Part of a data file:
------------------------------

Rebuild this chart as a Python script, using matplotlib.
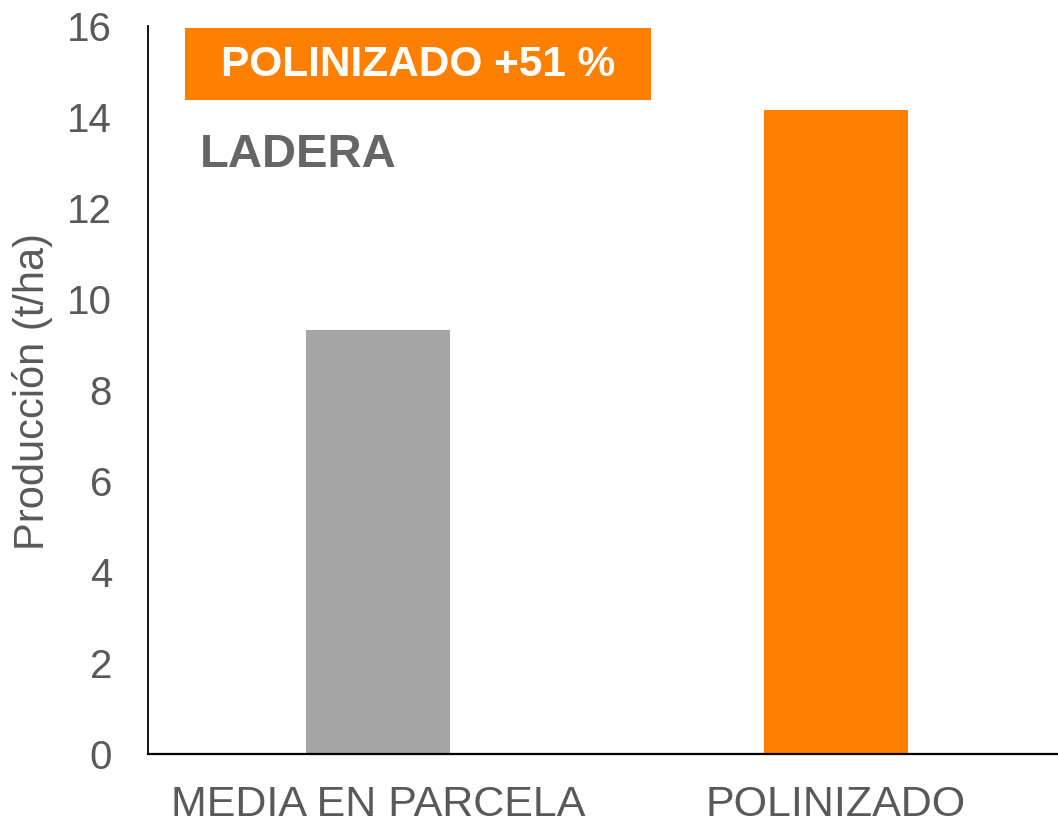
import matplotlib
matplotlib.use("Agg")
import matplotlib.pyplot as plt
from matplotlib.patches import Rectangle

categories = ["MEDIA EN PARCELA", "POLINIZADO"]
values = [9.32, 14.15]
bar_colors = ["#A5A5A5", "#FF8000"]
yticks = [0, 2, 4, 6, 8, 10, 12, 14, 16]
ylabel = "Producción (t/ha)"
badge_text = "POLINIZADO +51 %"
panel_text = "LADERA"

plt.rcParams['font.family'] = ['Liberation Sans', 'DejaVu Sans']

W, H = 1058, 827
fig = plt.figure(figsize=(W / 100, H / 100), dpi=100)
ax = fig.add_axes([148 / W, 1 - 754 / H, 910 / W, (754 - 26) / H])

x = list(range(len(categories)))
ax.bar(x, values, width=0.314, color=bar_colors, zorder=2)
ax.set_xlim(-0.502, 1.485)
ax.set_ylim(0, 16)
ax.set_yticks(yticks)
ax.set_yticklabels([str(t) for t in yticks])
ax.set_xticks(x)
ax.set_xticklabels(categories)

for s in ["top", "right"]:
    ax.spines[s].set_visible(False)
ax.spines["left"].set_color("#000000")
ax.spines["bottom"].set_color("#000000")
ax.spines["left"].set_linewidth(1.3)
ax.spines["bottom"].set_linewidth(1.6)

ax.tick_params(axis="y", length=0, pad=26, labelsize=29, labelcolor="#595959")
ax.tick_params(axis="x", length=0, pad=22, labelsize=31, labelcolor="#595959")

fig.text(33 / W, 1 - 391 / H, ylabel, rotation=90, ha="center", va="center",
         fontsize=30, color="#595959")

fig.patches.append(Rectangle((185 / W, 1 - 100 / H), (651 - 185) / W, (100 - 28) / H,
                             transform=fig.transFigure, facecolor="#FF8000",
                             edgecolor="none", zorder=3))
fig.text(418 / W, 1 - 65 / H, badge_text, ha="center", va="center",
         fontsize=30.5, fontweight="bold", color="white", zorder=4)
fig.text(200 / W, 1 - 155 / H, panel_text, ha="left", va="center",
         fontsize=34, fontweight="bold", color="#666666")

fig.savefig("out.png", dpi=100)
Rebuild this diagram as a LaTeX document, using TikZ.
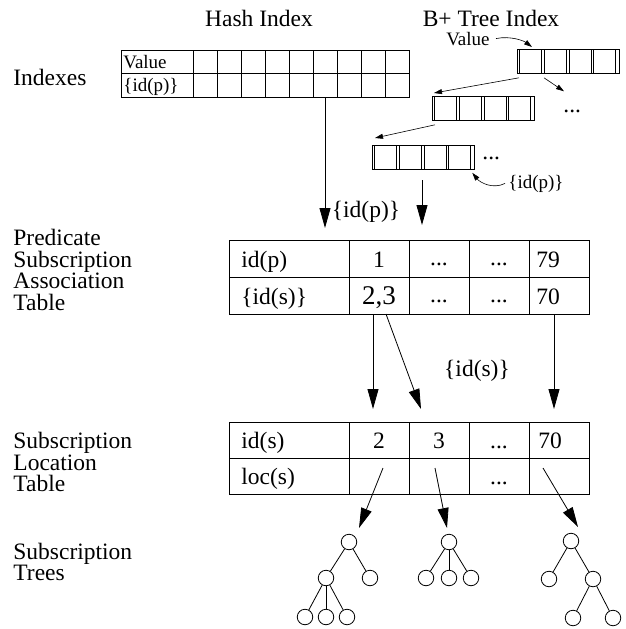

------------------------------

WRITTEN EXERCISE = Each entry gets copied exactly; the pictures stay out.

SOLUTION FOR THIS TASK =
Rebuild this chart as a Python script, using matplotlib.
import matplotlib
matplotlib.use("Agg")
import matplotlib.pyplot as plt
from matplotlib.patches import Rectangle

categories = ["MEDIA EN PARCELA", "POLINIZADO"]
values = [9.32, 14.15]
bar_colors = ["#A5A5A5", "#FF8000"]
yticks = [0, 2, 4, 6, 8, 10, 12, 14, 16]
ylabel = "Producción (t/ha)"
badge_text = "POLINIZADO +51 %"
panel_text = "LADERA"

plt.rcParams['font.family'] = ['Liberation Sans', 'DejaVu Sans']

W, H = 1058, 827
fig = plt.figure(figsize=(W / 100, H / 100), dpi=100)
ax = fig.add_axes([148 / W, 1 - 754 / H, 910 / W, (754 - 26) / H])

x = list(range(len(categories)))
ax.bar(x, values, width=0.314, color=bar_colors, zorder=2)
ax.set_xlim(-0.502, 1.485)
ax.set_ylim(0, 16)
ax.set_yticks(yticks)
ax.set_yticklabels([str(t) for t in yticks])
ax.set_xticks(x)
ax.set_xticklabels(categories)

for s in ["top", "right"]:
    ax.spines[s].set_visible(False)
ax.spines["left"].set_color("#000000")
ax.spines["bottom"].set_color("#000000")
ax.spines["left"].set_linewidth(1.3)
ax.spines["bottom"].set_linewidth(1.6)

ax.tick_params(axis="y", length=0, pad=26, labelsize=29, labelcolor="#595959")
ax.tick_params(axis="x", length=0, pad=22, labelsize=31, labelcolor="#595959")

fig.text(33 / W, 1 - 391 / H, ylabel, rotation=90, ha="center", va="center",
         fontsize=30, color="#595959")

fig.patches.append(Rectangle((185 / W, 1 - 100 / H), (651 - 185) / W, (100 - 28) / H,
                             transform=fig.transFigure, facecolor="#FF8000",
                             edgecolor="none", zorder=3))
fig.text(418 / W, 1 - 65 / H, badge_text, ha="center", va="center",
         fontsize=30.5, fontweight="bold", color="white", zorder=4)
fig.text(200 / W, 1 - 155 / H, panel_text, ha="left", va="center",
         fontsize=34, fontweight="bold", color="#666666")

fig.savefig("out.png", dpi=100)
Rebuild this diagram as a LaTeX document, using TikZ.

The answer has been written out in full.